16. The class 1E cable, as recited in claim 4, wherein two wire cores are wrapped together by a sub-shielding layer to form a combined body which is provided in the filler, and a plurality of combined bodies are wrapped together by a wrapping tape layer, wherein the shielding layer is wrapped around the wrapping tape layer.

17. A method for manufacturing a class 1E cable, comprising following steps of:

selecting materials of a conductor-wrapping-extruding to form an inner insulating layer and an outer insulating layer-performing radiation cross-linking on the inner insulating layer and the outer insulating layer-cabling-extruding a filler-shielding-extruding an inner protection jacket layer or an oxygen barrier layer-extruding an outer protection jacket layer-performing radiation cross-linking on the outer protection jacket layer;

wherein a thickness ratio of the inner insulating layer to the outer insulating layer is 1:3;

extrusion of the inner insulating layer adopts a common screw, and extrusion of the outer insulating layer adopts a low compression ratio screw;

before the extrusion of the inner insulating layer and the outer insulating layer, a conductor having a cross-sectional area below 10 mm2 is pre-heated to a temperature at a range of 90-100° C., and insulating materials are heated to 60±5° C. for 1-2 hour;

during extrusion process, temperatures of the inner insulating layer is controlled at a range of 140-185° C., and temperatures of the outer insulating layer is controlled at a range of 90-175° C.;

wherein a wire core adopts a subsection cooling, in a first cooling section, temperatures of cooling water are at a range of 60-70° C. and in a second cooling section, temperatures of the cooling water are at a room temperature;

the outer protection jacket layer is extruded out via a semi-tubing extrusion mould on an extrusion unit by a low compression ratio screw, before extruding out, materials are pre-heated to 60±5° C. for 1-2 hour, and during the extrusion process temperatures of the materials are controlled at a range of 90-155° C.;

after the extrusion, subsection cooling is performed, in the first cooling section, temperatures of cooling water are at a range of 60-70° C.; and in the second cooling section, temperatures of the cooling water are at a room temperature;

during the extrusion process, temperatures of the inner protection jacket layer and the oxygen barrier layer are controlled at a range of 90-160° C.
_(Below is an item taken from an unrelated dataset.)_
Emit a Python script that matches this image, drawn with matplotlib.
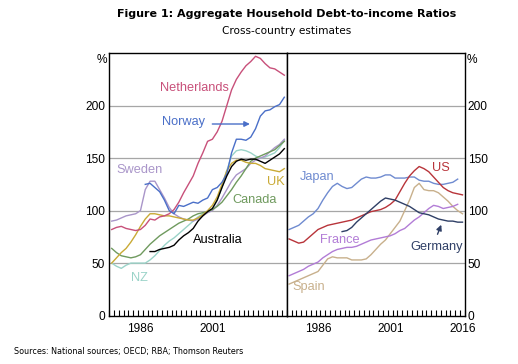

18. The method for manufacturing the class 1E cable, as recited in claim 17, wherein in the step of cabling, extruded zero halogen flame retardant polyolefin is filled in clearances, reticular rip cord made of aramid fiber or a compound of aramid fiber and polypropylene is provided in a center, and an external portion extrudes out zero halogen flame retardant polyolefin.

19. The method for manufacturing the class 1E cable, as recited in claim 17, wherein the conductor is made of stranded tinned copper, a stranding lay length of the conductor is 13-20 times of a diameter of the conductor, an outmost layer has a left lay direction and adjacent layers have opposite lay directions; and an overlap ratio of the wrapping tape made of polyester is controlled at a range of 15%˜20%.

20. The method for manufacturing the class 1E cable, as recited in claim 18, wherein the conductor is made of stranded tinned copper, a stranding lay length of the conductor is 13-20 times of a diameter of the conductor, an outmost layer has a left lay direction and adjacent layers have opposite lay directions; and an overlap ratio of the wrapping tape made of polyester is controlled at a range of 15%˜20%.